Loose powder allows for exact measuring to produce a very accurate load. While many .50 caliber rifles are capable of shooting up to 150 grains of powder, it often is not necessary. Pyrodex pellets are preloaded 50 grain pelletized blackpowder charges. These make reloading fast, and accurate. By dropping two or three pellets into your barrel, all that is needed is to seat the bullet and you are ready.

Powder on the other hand allows for precise loads. Hovey Smith, a well-known author and expert in all things blackpowder once offered this advice when discussing introducing people to the joy of shooting blackpowder. “Load it light, very light to get used to the gun.” Smith said.
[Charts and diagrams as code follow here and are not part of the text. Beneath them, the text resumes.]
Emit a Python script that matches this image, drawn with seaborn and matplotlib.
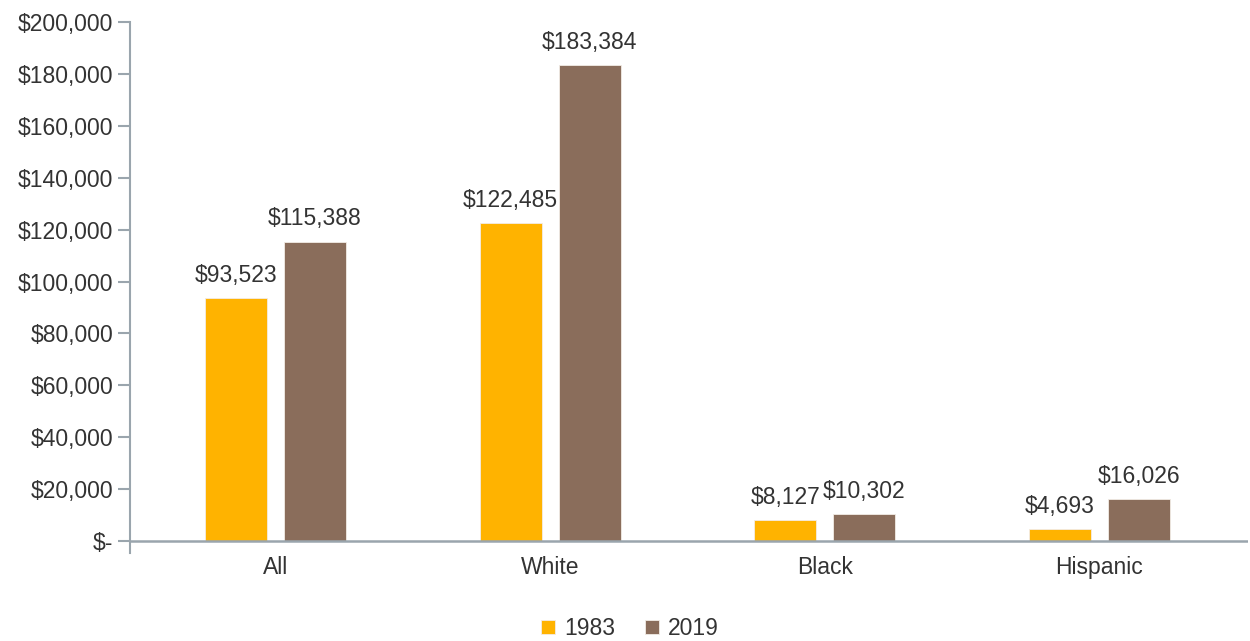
import matplotlib
matplotlib.use("Agg")
import matplotlib.pyplot as plt
import seaborn as sns
import pandas as pd

# Median family wealth by race/ethnicity
categories = ["All", "White", "Black", "Hispanic"]
years = ["1983", "2019"]
wealth_1983 = [93523, 122485, 8127, 4693]
wealth_2019 = [115388, 183384, 10302, 16026]
y_ticks = [0, 20000, 40000, 60000, 80000, 100000, 120000, 140000, 160000, 180000, 200000]

df = pd.DataFrame({
    "group": categories * 2,
    "year": [years[0]] * 4 + [years[1]] * 4,
    "wealth": wealth_1983 + wealth_2019,
})

sns.set_theme(style="white")
plt.rcParams["font.family"] = ["Liberation Sans", "DejaVu Sans"]

text_color = "#333333"
axis_color = "#9aa5ad"
palette = {"1983": "#FFB300", "2019": "#8A6D5B"}
fs = 16.5

fig = plt.figure(figsize=(12.5, 6.41), dpi=100)
ax = fig.add_axes([0.104, 0.1373, 0.894, 0.8284])

sns.barplot(data=df, x="group", y="wealth", hue="year", hue_order=years,
            order=categories, palette=palette, saturation=1, width=0.576, gap=0.216,
            edgecolor="#f2ece6", linewidth=0.6, ax=ax, legend=True)

for cont in ax.containers:
    ax.bar_label(cont, labels=[f"${v:,.0f}" for v in cont.datavalues],
                 padding=8, fontsize=fs, color=text_color)

ax.set_xlim(-0.53, 3.54)
ax.set_ylim(-4600, 200000)
ax.set_yticks(y_ticks)
ax.set_yticklabels(["$-"] + [f"${v:,.0f}" for v in y_ticks[1:]])
ax.set_xlabel("")
ax.set_ylabel("")

for side in ["top", "right", "bottom"]:
    ax.spines[side].set_visible(False)
ax.spines["left"].set_color(axis_color)
ax.spines["left"].set_linewidth(1.5)
ax.axhline(0, color=axis_color, linewidth=1.8, zorder=3)

ax.tick_params(axis="y", which="both", left=True, length=9, width=1.5,
               color=axis_color, labelsize=fs, labelcolor=text_color, pad=3)
ax.tick_params(axis="x", bottom=False, labelsize=fs, labelcolor=text_color, pad=-4)

handles, labels = ax.get_legend_handles_labels()
ax.legend(handles, labels, loc="center", bbox_to_anchor=(0.4475, -0.142),
          ncol=2, frameon=False, fontsize=fs, handlelength=0.6, handleheight=0.6,
          handletextpad=0.4, columnspacing=1.3, labelcolor=text_color)

fig.savefig("out.png", dpi=100)
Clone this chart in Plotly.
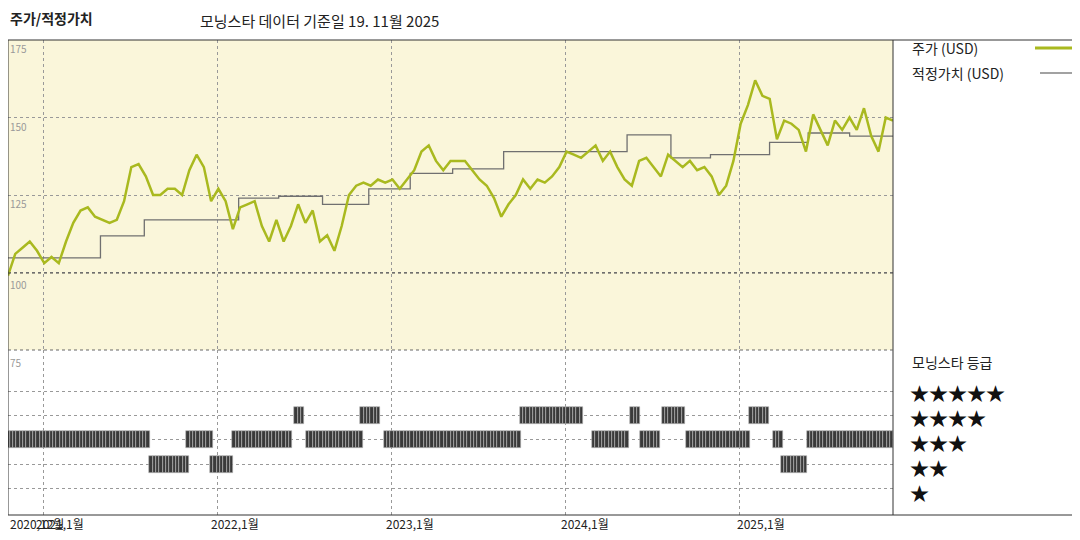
import pandas as pd
import plotly.graph_objects as go

# price (USD), roughly evenly spaced from 2020-10-19 to 2025-11-19
price = [99, 106, 108, 110, 107, 103, 105, 103, 110, 116, 120, 121, 118, 117, 116, 117,
         123, 134, 135, 131, 125, 125, 127, 127, 125, 133, 138, 134, 123, 127, 123, 114,
         121, 122, 123, 115, 110, 117, 110, 115, 122, 116, 120, 110, 112, 107, 115, 125,
         128, 129, 128, 130, 129, 130, 127, 130, 133, 139, 141, 136, 133, 136, 136, 136,
         133, 130, 128, 124, 118, 122, 125, 130, 127, 130, 129, 131, 134, 139, 138, 137,
         139, 141, 136, 139, 134, 130, 128, 136, 137, 134, 131, 138, 136, 134, 136, 133,
         134, 131, 125, 128, 136, 148, 154, 162, 157, 156, 143, 149, 148, 146, 139, 151,
         146, 141, 149, 146, 150, 146, 153, 144, 139, 150, 149]
price_start, price_end = "2020-10-19", "2025-11-19"

# fair value steps (USD)
fv_dates = ["2020-10-19", "2021-05-01", "2021-08-01", "2022-02-15", "2022-05-10", "2022-08-10",
            "2022-11-15", "2023-02-10", "2023-05-10", "2023-08-25", "2024-05-10", "2024-08-10",
            "2024-11-01", "2025-03-05", "2025-05-25", "2025-08-20", "2025-11-19"]
fv_values = [104.7, 111.8, 117, 124, 124.6, 122, 127, 132, 133.4, 139, 144.4, 137,
             138, 142, 145, 144, 144]

# morningstar rating segments: start, end, stars
rating_segments = [("2020-10-19", "2021-08-15", 3), ("2021-08-15", "2021-11-01", 2),
                   ("2021-11-01", "2021-12-20", 3), ("2021-12-20", "2022-02-05", 2),
                   ("2022-02-05", "2022-06-10", 3), ("2022-06-15", "2022-07-01", 4),
                   ("2022-07-10", "2022-11-01", 3), ("2022-11-01", "2022-12-10", 4),
                   ("2022-12-20", "2023-10-01", 3), ("2023-10-01", "2024-02-10", 4),
                   ("2024-03-01", "2024-05-10", 3), ("2024-05-20", "2024-06-05", 4),
                   ("2024-06-10", "2024-07-20", 3), ("2024-07-25", "2024-09-10", 4),
                   ("2024-09-15", "2025-01-20", 3), ("2025-01-25", "2025-03-05", 4),
                   ("2025-03-15", "2025-04-01", 3), ("2025-04-01", "2025-05-20", 2),
                   ("2025-05-25", "2025-11-19", 3)]

year_ticks = ["2021-01-01", "2022-01-01", "2023-01-01", "2024-01-01", "2025-01-01"]
year_labels = ["2021,1월", "2022,1월", "2023,1월", "2024,1월", "2025,1월"]

W, H = 1080, 540
OFF = 8  # page body margin
FW, FH = W - 2 * OFF, H - 2 * OFF
def px(x): return (x - OFF) / FW
def py(y): return 1 - (y - OFF) / FH

price_dates = pd.date_range(price_start, price_end, periods=len(price))

r_x, r_y = [], []
for s, e, r in rating_segments:
    for d in pd.date_range(s, e, freq="7D"):
        r_x.append(d)
        r_y.append(r)

fig = go.Figure()
fig.add_trace(go.Scatter(x=fv_dates, y=fv_values, mode="lines", line=dict(color="#707070", width=1.3, shape="hv"),
                         xaxis="x", yaxis="y", hoverinfo="skip"))
fig.add_trace(go.Scatter(x=price_dates, y=price, mode="lines", line=dict(color="#a9b91f", width=2.5),
                         xaxis="x", yaxis="y"))
fig.add_trace(go.Bar(x=r_x, y=[0.7] * len(r_y), base=[r - 0.35 for r in r_y],
                     marker=dict(color="#3a3a3a", line=dict(color="#bbbbbb", width=0.6)),
                     xaxis="x2", yaxis="y2", width=7 * 86400000))

x0, x1 = max(px(4), 0), px(893)
xrange = ["2020-10-19", "2025-11-19"]
grid = dict(showgrid=True, gridcolor="#999999", griddash="dot", gridwidth=1)
fig.update_layout(
    width=FW, height=FH, margin=dict(l=0, r=0, t=0, b=0),
    paper_bgcolor="white", plot_bgcolor="white", showlegend=False, bargap=0,
    font=dict(family="Noto Sans CJK KR", size=13, color="#222"),
    xaxis=dict(domain=[x0, x1], range=xrange, tickvals=year_ticks, showticklabels=False,
               anchor="y", **grid),
    yaxis=dict(domain=[py(350), py(40)], range=[75, 175], tickvals=[100, 125, 150],
               showticklabels=False, zeroline=False, anchor="x", **grid),
    xaxis2=dict(domain=[x0, x1], range=xrange, tickvals=year_ticks, showticklabels=False,
                anchor="y2", **grid),
    yaxis2=dict(domain=[py(515), py(350)], range=[-0.08, 6.68], tickvals=[1, 2, 3, 4, 5],
                showticklabels=False, zeroline=False, anchor="x2", **grid),
)

shapes = [
    dict(type="rect", xref="paper", yref="paper", x0=x0, x1=x1, y0=py(350), y1=py(40),
         fillcolor="#faf6da", line_width=0, layer="below"),
    dict(type="rect", xref="paper", yref="paper", x0=x0, x1=px(1075), y0=py(515), y1=py(40),
         line=dict(color="#333", width=1)),
    dict(type="line", xref="paper", yref="paper", x0=x1, x1=x1, y0=py(515), y1=py(40),
         line=dict(color="#333", width=1)),
    dict(type="line", xref="paper", yref="paper", x0=x0, x1=x1, y0=py(273), y1=py(273),
         line=dict(color="#444", width=1, dash="dot")),
    dict(type="line", xref="paper", yref="paper", x0=x0, x1=x1, y0=py(350), y1=py(350),
         line=dict(color="#666", width=1, dash="dot")),
    dict(type="line", xref="paper", yref="paper", x0=px(1035), x1=px(1072), y0=py(48), y1=py(48),
         line=dict(color="#a9b91f", width=3)),
    dict(type="line", xref="paper", yref="paper", x0=px(1040), x1=px(1072), y0=py(73), y1=py(73),
         line=dict(color="#707070", width=1.3)),
]
fig.update_layout(shapes=shapes)

ann = []
def text(x, y, s, size=13, color="#222", xanchor="left"):
    ann.append(dict(xref="paper", yref="paper", x=px(x), y=py(y), text=s, showarrow=False,
                    xanchor=xanchor, yanchor="middle", font=dict(size=size, color=color)))

text(8, 18, "<b>주가/적정가치</b>", 14)
text(198, 20, "모닝스타 데이터 기준일 19. 11월 2025", 15)
for lab, yy in zip(["175", "150", "125", "100"], [48, 126, 203, 284]):
    text(8, yy, lab, 10, "#999")
text(8, 362, "75", 10, "#999")
text(8, 523, "2020,12월", 12)
for t, lab in zip([34, 209, 384, 559, 735], year_labels):
    text(t, 523, lab, 12)
text(910, 48, "주가 (USD)", 14)
text(910, 73, "적정가치 (USD)", 14)
text(910, 362, "모닝스타 등급", 14)
for n, yy in zip([5, 4, 3, 2, 1], [392, 417, 442, 467, 492]):
    text(908, yy, "★" * n, 19, "#111")
fig.update_layout(annotations=ann)

fig.write_html("out.html")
Elaborating by saying that there is no rule that you have to put, 100 or even 150 grains into a rifle to shoot it. “I often load only 50 grains when testing a rifle for the first time.”  There is less recoil, less blast and a lot more fun to shoot.

Some hunters who also enjoy reloading rifle bullets will find the powder is more precise. I have some friends who use a variety of charges for their hunting purposes. One will load his .50 CVA with 120 grains of powder when hunting whitetails. Another uses 95 grains while a third chooses to use 130 grains. These precise loads are not possible with pelletized Pyrodex. Having said this, for beginners, not having to measure loads can be advantageous. There is less room for error when all you have to do is count pellets.

Time at the range is the best method to choosing the best load for you and your hunting style. In a .50 caliber rifle, one hundred grains of powder is sufficient at modest ranges. Less is even ok if you are limiting your shots to under 75 yards. Using a moderately weighted bullet and shooting at modest ranges does not require a heavy load of powder. Personal preference is to load as light as possible. There is no need to punish yourself for over loading a rifle. Determine a load that works for you and your hunting style, for most applications here in the south, a modest load around 100 grains will suffice when using a quality bullet.

Test both powders and pellets, with different bullet weights and configurations and you will quickly determine a load that will meet your needs when you enter the woods.